Introduction
The scale of trafficking worldwide can at best be estimated, but most practitioners and scholars agree it is both significant and increasing (Aronowitz 2009; Shelley 2010), aided by improved transportation infrastructures and advances in communication technologies, which traffickers are able to exploit in an increasingly globalised world.
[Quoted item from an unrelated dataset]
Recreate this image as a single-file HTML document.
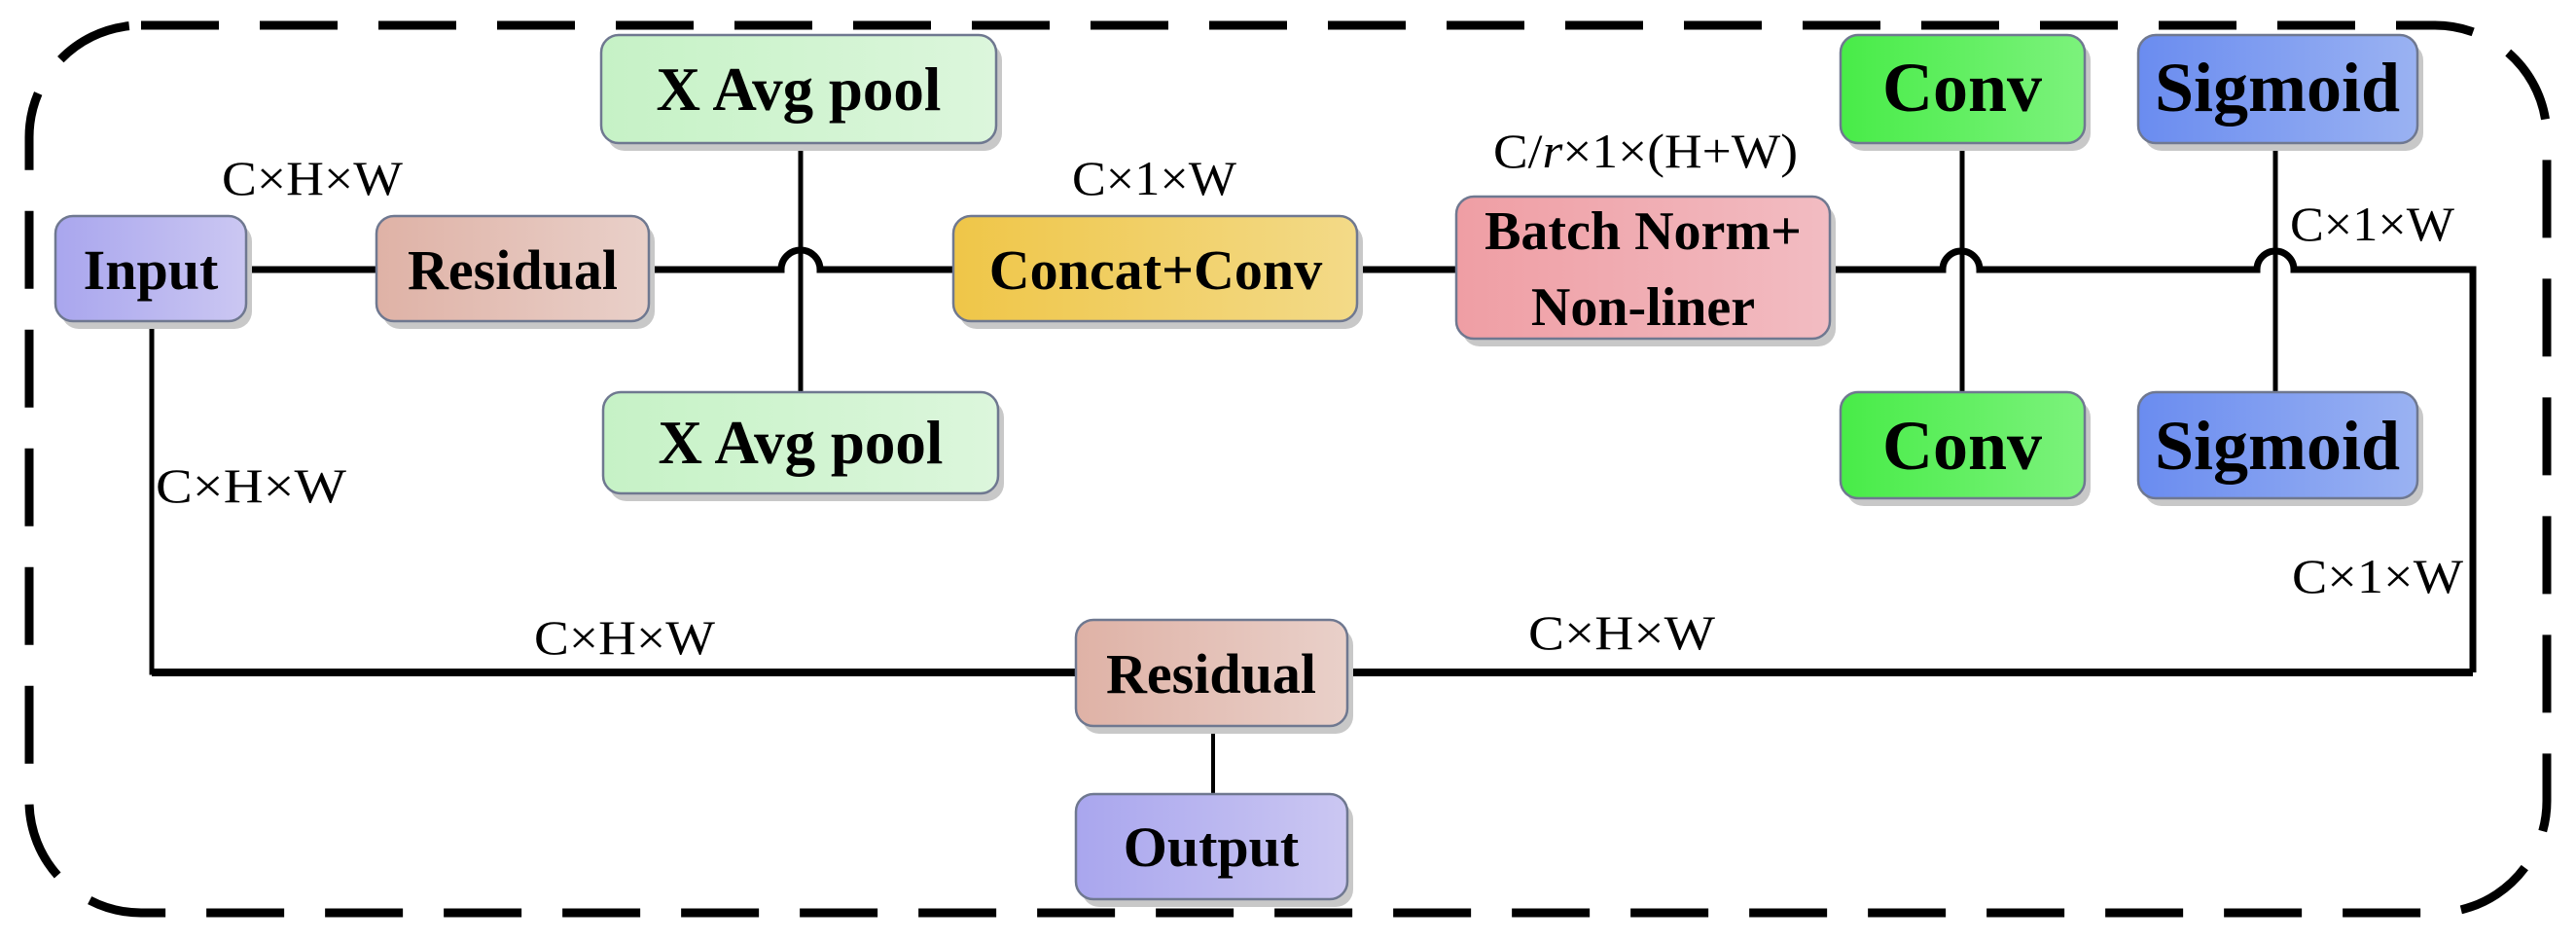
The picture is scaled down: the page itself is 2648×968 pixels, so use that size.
<!DOCTYPE html>
<html><head><meta charset="utf-8"><style>
html,body{margin:0;padding:0;background:#fff;}
svg{display:block;}
.b{font-family:"Liberation Serif",serif;font-weight:bold;fill:#000;text-anchor:middle;}
.l{font-family:"Liberation Serif",serif;fill:#000;font-size:50px;}
</style></head><body>
<svg width="2648" height="968" viewBox="0 0 2648 968" xmlns="http://www.w3.org/2000/svg">
<defs>
<linearGradient id="gIn" x1="0" x2="1"><stop offset="0" stop-color="#a9a6ee"/><stop offset="1" stop-color="#cbc7f2"/></linearGradient>
<linearGradient id="gRes" x1="0" x2="1"><stop offset="0" stop-color="#dfb2a6"/><stop offset="1" stop-color="#e9d0c9"/></linearGradient>
<linearGradient id="gAvg" x1="0" x2="1"><stop offset="0" stop-color="#c6f2c6"/><stop offset="1" stop-color="#dcf6dc"/></linearGradient>
<linearGradient id="gCat" x1="0" x2="1"><stop offset="0" stop-color="#efc648"/><stop offset="1" stop-color="#f3da88"/></linearGradient>
<linearGradient id="gBn" x1="0" x2="1"><stop offset="0" stop-color="#ef9ea4"/><stop offset="1" stop-color="#f2bcc2"/></linearGradient>
<linearGradient id="gConv" x1="0" x2="1"><stop offset="0" stop-color="#48ec48"/><stop offset="1" stop-color="#7cf27c"/></linearGradient>
<linearGradient id="gSig" x1="0" x2="1"><stop offset="0" stop-color="#6a8cf0"/><stop offset="1" stop-color="#9ab2f2"/></linearGradient>
</defs>

<rect x="30" y="26" width="2588" height="912" rx="115" ry="115" fill="none" stroke="#000" stroke-width="9" stroke-dasharray="80 42"/>

<g stroke="#000" fill="none">
<path d="M253 277 H387" stroke-width="7"/>
<path d="M667 277 H803 A20 20 0 0 1 843 277 H980" stroke-width="7"/>
<path d="M1395 277 H1497" stroke-width="7"/>
<path d="M1881 277 H1997 A19 19 0 0 1 2035 277 H2320 A19 19 0 0 1 2358 277 H2542 V691" stroke-width="7"/>
<path d="M823 147 V403" stroke-width="5"/>
<path d="M2017 147 V403" stroke-width="5"/>
<path d="M2339 147 V403" stroke-width="5"/>
<path d="M156 330 V691 H2542" stroke-width="5"/>
<path d="M156 691 H2542" stroke-width="8"/>
<path d="M1247 746 V816" stroke-width="4"/>
</g>

<g stroke="#6f7890" stroke-width="2.5">
<g fill="#c8c8c8" stroke="none">
<rect x="63" y="230" width="196" height="108" rx="18"/>
<rect x="393" y="230" width="280" height="108" rx="18"/>
<rect x="624" y="44" width="406" height="111" rx="18"/>
<rect x="626" y="411" width="406" height="104" rx="18"/>
<rect x="986" y="230" width="415" height="108" rx="18"/>
<rect x="1503" y="210" width="384" height="146" rx="18"/>
<rect x="1898" y="44" width="251" height="111" rx="18"/>
<rect x="2204" y="44" width="287" height="111" rx="18"/>
<rect x="1898" y="411" width="251" height="109" rx="18"/>
<rect x="2204" y="411" width="287" height="109" rx="18"/>
<rect x="1112" y="645" width="279" height="109" rx="18"/>
<rect x="1112" y="824" width="279" height="108" rx="18"/>
</g>
<rect x="57" y="222" width="196" height="108" rx="18" fill="url(#gIn)"/>
<rect x="387" y="222" width="280" height="108" rx="18" fill="url(#gRes)"/>
<rect x="618" y="36" width="406" height="111" rx="18" fill="url(#gAvg)"/>
<rect x="620" y="403" width="406" height="104" rx="18" fill="url(#gAvg)"/>
<rect x="980" y="222" width="415" height="108" rx="18" fill="url(#gCat)"/>
<rect x="1497" y="202" width="384" height="146" rx="18" fill="url(#gBn)"/>
<rect x="1892" y="36" width="251" height="111" rx="18" fill="url(#gConv)"/>
<rect x="2198" y="36" width="287" height="111" rx="18" fill="url(#gSig)"/>
<rect x="1892" y="403" width="251" height="109" rx="18" fill="url(#gConv)"/>
<rect x="2198" y="403" width="287" height="109" rx="18" fill="url(#gSig)"/>
<rect x="1106" y="637" width="279" height="109" rx="18" fill="url(#gRes)"/>
<rect x="1106" y="816" width="279" height="108" rx="18" fill="url(#gIn)"/>
</g>

<text class="b" x="155" y="297" font-size="58">Input</text>
<text class="b" x="527" y="297" font-size="58">Residual</text>
<text class="b" x="821" y="113" font-size="63">X Avg pool</text>
<text class="b" x="823" y="476" font-size="63">X Avg pool</text>
<text class="b" x="1188" y="297" font-size="58">Concat+Conv</text>
<text class="b" x="1689" y="256" font-size="56">Batch Norm+</text>
<text class="b" x="1689" y="334" font-size="56">Non-liner</text>
<text class="b" x="2017" y="114" font-size="72">Conv</text>
<text class="b" x="2341" y="114" font-size="72">Sigmoid</text>
<text class="b" x="2017" y="482" font-size="72">Conv</text>
<text class="b" x="2341" y="482" font-size="72">Sigmoid</text>
<text class="b" x="1245" y="712" font-size="58">Residual</text>
<text class="b" x="1245" y="890" font-size="58">Output</text>

<text class="l" x="228" y="200" textLength="186" lengthAdjust="spacingAndGlyphs">C×H×W</text>
<text class="l" x="1102" y="200" textLength="169" lengthAdjust="spacingAndGlyphs">C×1×W</text>
<text class="l" x="1535" y="172" textLength="313" lengthAdjust="spacingAndGlyphs">C/<tspan font-style="italic">r</tspan>×1×(H+W)</text>
<text class="l" x="2354" y="247" textLength="169" lengthAdjust="spacingAndGlyphs">C×1×W</text>
<text class="l" x="160" y="516" textLength="196" lengthAdjust="spacingAndGlyphs">C×H×W</text>
<text class="l" x="2356" y="609" textLength="176" lengthAdjust="spacingAndGlyphs">C×1×W</text>
<text class="l" x="549" y="672" textLength="186" lengthAdjust="spacingAndGlyphs">C×H×W</text>
<text class="l" x="1571" y="667" textLength="192" lengthAdjust="spacingAndGlyphs">C×H×W</text>
</svg>
</body></html>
There can be little doubt that globalisation has exerted transformative influences on the world's social, political and economic landscape. It has produced ‘winners’ and ‘losers’ (De la Dehesa 2006) and, according to the United Nations Office on Drugs and Crime (UNODC), it has promoted crime beyond borders (UNODC 2002). It has also contributed to accelerating rates, and changes in patterns, of migration. Increasing numbers of people now reside and work outside their countries of origin (Monzini 2005), while globally, at any given moment, significant numbers of individuals are on the move, so much so that we are now said to live in a ‘world in motion’ (Inda and Rosaldo 2002). This perpetual movement has transformed the nature of social relations that span borders; changes that have unsettled historic population movements and have seen the emergence of new, more fluid, transnational formations (Cohen 1997; Smith and Guarnizo 1998; Turner and Kelly 2009). The last few decades, however, have also witnessed other, historic changes. The collapse of the former Soviet Union towards the end of the last century, the wars and subsequent reconfiguration of borders across the region, all generated unprecedented movements of people, while the transition from command to market economies produced social and economic asymmetries which enriched some and simultaneously impoverished others.
These are among the factors that account for the rise and spread of trafficking. The disparate effects of globalisation, poverty, wars, political instability and the lack of sustainable livelihoods comprise the ‘fertile field’ (Kelly 2005), or conditions conducive to trafficking. Yet, in whatever combination they affect the lives of individuals, they do not sufficiently account for the increase in the sex trafficking of women and the growth of commercial sex markets across the world. While trafficking into other sectors is a significant phenomenon, and while the sex trafficking of young men and boys remains ‘thus far a terra incognita in terms of sociological research’ (Morawska 2007: 98–9), there is good reason for the continued focus on the sex trafficking of women, albeit with a shift in perspective.